Metzgar has contacted CET Structural Engineer, Ken Grubb, Solicitor Mike Emerick, Ratchford, and Loner, and scheduled an interior and exterior site inspection of the building on May 12.
“We’re going to get the structural engineer involved and get a report,” said Metzgar. “The buildings been open to all kinds of weather elements for almost two year. If a gust of wind would come through that east side wall, it could collapse like a deck of cards.”
Other Code Enforcement Reports
– The fire-stricken 1302 Pennsylvania Avenue building that most recently housed D’Ottavio Italian House had a structural site inspection performed by Fanale White & Associates structural engineers. Francesco D’Ottavio’s architect, Bill Muriceak, is working with D’Ottavio on the possibility of expansion of the existing building and re-opening the restaurant. A written report concerning the possible structural fire damage to the truss system will be given to the borough soon. If all goes well, D’Ottavio will have to request a variance for specific parking requirements in the Town Center Commercial District pursuant of the Tyrone Borough Zoning Ordinance.

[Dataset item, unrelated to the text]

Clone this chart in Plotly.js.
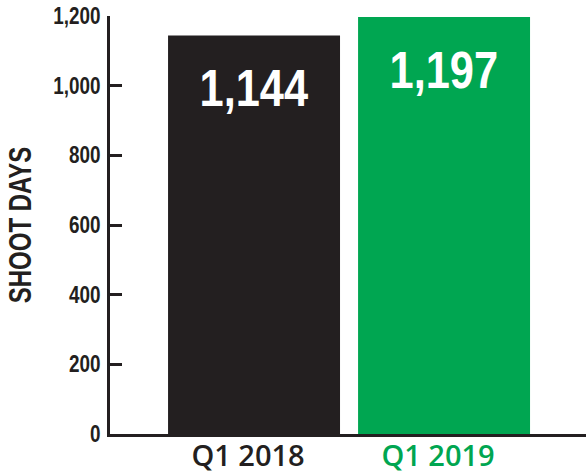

– The 704 to 708 Park Avenue apartment building that was condemned for occupancy by the borough and displaced its residents for structural damage and other property maintenance code violations, has now been brought up to code and occupancy has been restored. The borough completed a site inspection of the work on the structure and found it to comply.
– Thirty-one permits were issued during the month of April resulting in a job cost of $103,451 and permit fee revenue for the borough in the amount of $2,296.